Für den Erfolg eines Antrages nach § 80 Abs. 5 VwGO ist im Hinblick auf die Begründetheit entscheidend, ob das private Interesse eines Antragstellers an der aufschiebenden Wirkung seiner Klage höher als das öffentliche Interesse an der sofortigen Vollziehung des angefochtenen Verwaltungsaktes zu bewerten ist. Bei dieser Interessenabwägung sind mit der im Verfahren vorläufigen Rechtsschutzes gebotenen Zurückhaltung auch die Aussichten des Begehrens im Hauptsacheverfahren zu berücksichtigen. Bei einem mit überwiegender Wahrscheinlichkeit Erfolg versprechenden Rechtsbehelf überwiegt das Suspensivinteresse des Betroffenen jedes denkbare öffentliche Vollzugsinteresse.
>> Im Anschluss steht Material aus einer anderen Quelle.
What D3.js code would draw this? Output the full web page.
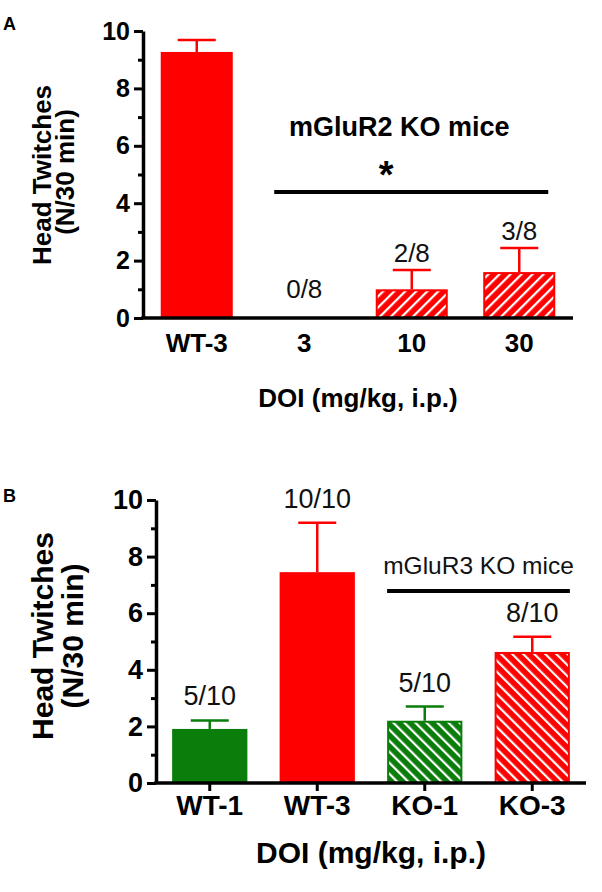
<!DOCTYPE html>
<html>
<head>
<meta charset="utf-8">
<script src="https://cdn.jsdelivr.net/npm/d3@7"></script>
<style>
  html, body { margin: 0; padding: 0; background: #fff; }
  svg { display: block; font-family: "Liberation Sans", Arial, Helvetica, sans-serif; }
</style>
</head>
<body>
<script>
// ---------------- DATA ----------------
// Panel A
const catsA = ["WT-3", "3", "10", "30"];
const meansA = [9.27, 0, 1.0, 1.6];
const semA = [0.42, 0, 0.67, 0.84];
const fracA = ["", "0/8", "2/8", "3/8"];
const hatchA = [false, true, true, true];
const colorA = ["red", "red", "red", "red"];
// Panel B
const catsB = ["WT-1", "WT-3", "KO-1", "KO-3"];
const meansB = [1.91, 7.45, 2.2, 4.63];
const semB = [0.3, 1.75, 0.5, 0.54];
const fracB = ["5/10", "10/10", "5/10", "8/10"];
const hatchB = [false, false, true, true];
const colorB = ["green", "red", "green", "red"];
const yTicks = [0, 2, 4, 6, 8, 10];
const yMinor = [1, 3, 5, 7, 9];

const palette = { red: "#ff0000", green: "#0a7d0a" };

// ---------------- SETUP ----------------
const svg = d3.select("body").append("svg").attr("width", 602).attr("height", 892);
const defs = svg.append("defs");

function makePattern(id, color, angle) {
  const p = defs.append("pattern").attr("id", id)
    .attr("patternUnits", "userSpaceOnUse")
    .attr("width", 7.8).attr("height", 7.8)
    .attr("patternTransform", `rotate(${angle})`);
  p.append("rect").attr("width", 7.8).attr("height", 7.8).attr("fill", color);
  p.append("rect").attr("x", 0).attr("y", 0).attr("width", 2.2).attr("height", 7.8).attr("fill", "#fff");
}
makePattern("hatchA-red", palette.red, 45);
makePattern("hatchB-red", palette.red, -45);
makePattern("hatchB-green", palette.green, -45);

const bold = "bold";

function panel(opts) {
  const { cats, means, sems, fracs, hatch, colors, x, y, hatchPrefix, tickFont, xTickLen, fracGap, capW } = opts;
  const g = svg.append("g");

  cats.forEach((c, i) => {
    if (means[i] <= 0) return;
    const col = palette[colors[i]];
    g.append("rect")
      .attr("x", x(c) + 1).attr("width", x.bandwidth() - 2)
      .attr("y", y(means[i]) + 1).attr("height", y(0) - y(means[i]) - 1)
      .attr("fill", hatch[i] ? `url(#${hatchPrefix}-${colors[i]})` : col)
      .attr("stroke", col).attr("stroke-width", 2);
    if (sems[i] > 0) {
      const cx = x(c) + x.bandwidth() / 2;
      g.append("line").attr("x1", cx).attr("x2", cx)
        .attr("y1", y(means[i])).attr("y2", y(means[i] + sems[i]))
        .attr("stroke", col).attr("stroke-width", 2.5);
      g.append("line").attr("x1", cx - capW / 2).attr("x2", cx + capW / 2)
        .attr("y1", y(means[i] + sems[i])).attr("y2", y(means[i] + sems[i]))
        .attr("stroke", col).attr("stroke-width", 2.5);
    }
  });

  cats.forEach((c, i) => {
    if (!fracs[i]) return;
    const top = means[i] + sems[i];
    const cx = x(c) + x.bandwidth() / 2;
    const yy = top > 0 ? y(top) - fracGap : y(0) - 20;
    g.append("text").attr("x", cx).attr("y", yy)
      .attr("text-anchor", "middle").attr("font-size", opts.fracFont)
      .attr("fill", "#111").text(fracs[i]);
  });

  const yAxis = d3.axisLeft(y).tickValues(yTicks).tickSize(9).tickSizeOuter(0).tickPadding(4)
    .tickFormat(d3.format("d"));
  const ya = g.append("g").attr("transform", `translate(${x.range()[0]},0)`).call(yAxis);
  ya.select(".domain").attr("stroke", "#000").attr("stroke-width", 3.5);
  ya.selectAll(".tick line").attr("stroke", "#000").attr("stroke-width", 3);
  ya.selectAll(".tick text").attr("font-size", tickFont).attr("font-weight", bold)
    .attr("fill", "#000").attr("font-family", null);
  const yMin = d3.axisLeft(y).tickValues(yMinor).tickSize(5).tickSizeOuter(0).tickFormat("");
  const ym = g.append("g").attr("transform", `translate(${x.range()[0]},0)`).call(yMin);
  ym.select(".domain").remove();
  ym.selectAll(".tick line").attr("stroke", "#000").attr("stroke-width", 3);

  const xAxis = d3.axisBottom(x).tickSize(xTickLen).tickSizeOuter(0);
  const xa = g.append("g").attr("transform", `translate(0,${y(0)})`).call(xAxis);
  xa.select(".domain").attr("stroke", "#000").attr("stroke-width", 3.5)
    .attr("d", `M${x.range()[0] - 1.75},0H${x.range()[1]}`);
  xa.selectAll(".tick line").attr("stroke", "#000").attr("stroke-width", 3);
  xa.selectAll(".tick text").attr("font-size", opts.xLabFont).attr("font-weight", bold)
    .attr("fill", "#000").attr("font-family", null)
    .attr("y", opts.xLabY).attr("dy", 0);
  return g;
}

// ---------------- PANEL A ----------------
const xA = d3.scaleBand().domain(catsA).range([143, 573]).paddingInner(0.33).paddingOuter(0.165);
const yA = d3.scaleLinear().domain([0, 10]).range([318, 31]);
panel({ cats: catsA, means: meansA, sems: semA, fracs: fracA, hatch: hatchA, colors: colorA,
  x: xA, y: yA, hatchPrefix: "hatchA", tickFont: 25, xTickLen: 0, fracGap: 8, capW: 38,
  fracFont: 26, xLabFont: 26, xLabY: 34 });

const sA1 = xA("3") + 6, sA2 = xA("30") + xA.bandwidth() - 7;
svg.append("line").attr("x1", sA1).attr("x2", sA2).attr("y1", 192).attr("y2", 192)
  .attr("stroke", "#000").attr("stroke-width", 4);
svg.append("text").attr("x", (sA1 + sA2) / 2 - 25).attr("y", 188).attr("text-anchor", "middle")
  .attr("font-size", 38).attr("font-weight", bold).text("*");
svg.append("text").attr("x", (sA1 + sA2) / 2 - 12).attr("y", 136).attr("text-anchor", "middle")
  .attr("font-size", 27).attr("font-weight", bold).text("mGluR2 KO mice");

svg.append("text").attr("transform", "translate(51,175) rotate(-90)").attr("text-anchor", "middle")
  .attr("font-size", 26).attr("font-weight", bold).text("Head Twitches");
svg.append("text").attr("transform", "translate(74,172) rotate(-90)").attr("text-anchor", "middle")
  .attr("font-size", 26).attr("font-weight", bold).text("(N/30 min)");
svg.append("text").attr("x", 358).attr("y", 407).attr("text-anchor", "middle")
  .attr("font-size", 26).attr("font-weight", bold).text("DOI (mg/kg, i.p.)");
svg.append("text").attr("x", 3).attr("y", 30).attr("font-size", 18).attr("font-weight", bold).text("A");

// ---------------- PANEL B ----------------
const xB = d3.scaleBand().domain(catsB).range([156, 586]).paddingInner(0.3).paddingOuter(0.15);
const yB = d3.scaleLinear().domain([0, 10]).range([783, 500]);
panel({ cats: catsB, means: meansB, sems: semB, fracs: fracB, hatch: hatchB, colors: colorB,
  x: xB, y: yB, hatchPrefix: "hatchB", tickFont: 27, xTickLen: 8, fracGap: 15, capW: 38,
  fracFont: 27, xLabFont: 28, xLabY: 32 });

const sB1 = xB("KO-1"), sB2 = xB("KO-3") + xB.bandwidth();
svg.append("line").attr("x1", sB1).attr("x2", sB2).attr("y1", 591).attr("y2", 591)
  .attr("stroke", "#000").attr("stroke-width", 4);
svg.append("text").attr("x", (sB1 + sB2) / 2).attr("y", 574).attr("text-anchor", "middle")
  .attr("font-size", 24.5).attr("fill", "#111").text("mGluR3 KO mice");

svg.append("text").attr("transform", "translate(53,636) rotate(-90)").attr("text-anchor", "middle")
  .attr("font-size", 30).attr("font-weight", bold).text("Head Twitches");
svg.append("text").attr("transform", "translate(83,636) rotate(-90)").attr("text-anchor", "middle")
  .attr("font-size", 30).attr("font-weight", bold).text("(N/30 min)");
svg.append("text").attr("x", 371).attr("y", 863).attr("text-anchor", "middle")
  .attr("font-size", 30).attr("font-weight", bold).text("DOI (mg/kg, i.p.)");
svg.append("text").attr("x", 3).attr("y", 502).attr("font-size", 18).attr("font-weight", bold).text("B");
</script>
</body>
</html>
In dem hier zu überprüfenden Umfang ist der angegriffene Bescheid mit überwiegender Wahrscheinlichkeit rechtswidrig.

Formell ist der angefochtene Bescheid allerdings rechtmäßig; insbesondere ist er wirksam bekannt gegeben worden. Die Zustellung an die Antragstellerin selbst vom 21. August 2008 war zwar gemäß § 1 Abs. 1 Nds. VwZG i.V.m. § 7 Abs. 1 Satz 2 VwZG unwirksam, da sich die schriftliche Vollmacht des Verfahrensbevollmächtigten der Antragstellerin für die Angelegenheit „Fahrtenbuchanordnung für Kraftfahrzeug AUR-…“ vom 30. Juni 2006 bei den Akten des Antragsgegners befand (vgl. Bl. 16 des Verwaltungsvorgangs) und somit zwingend an den Verfahrensbevollmächtigten hätte zugestellt werden müssen. Dieser Mangel wurde allerdings gemäß § 8 VwZG geheilt, als der Verfahrensbevollmächtigte am 22. August 2008 die ihm vom Antragsgegner formlos übermittelte Durchschrift des Bescheides erhielt (vgl. BVerwG, Urteil vom 15. Januar 1988 - 8 C 8/86 -, NJW 1988, 1612; vgl. ferner die Vfg. „Durchschrift an RA“ auf Bl. 25 des Verwaltungsvorgangs und den Eingangsstempel der Kanzlei auf dem Bescheid, Bl. 4 d. A).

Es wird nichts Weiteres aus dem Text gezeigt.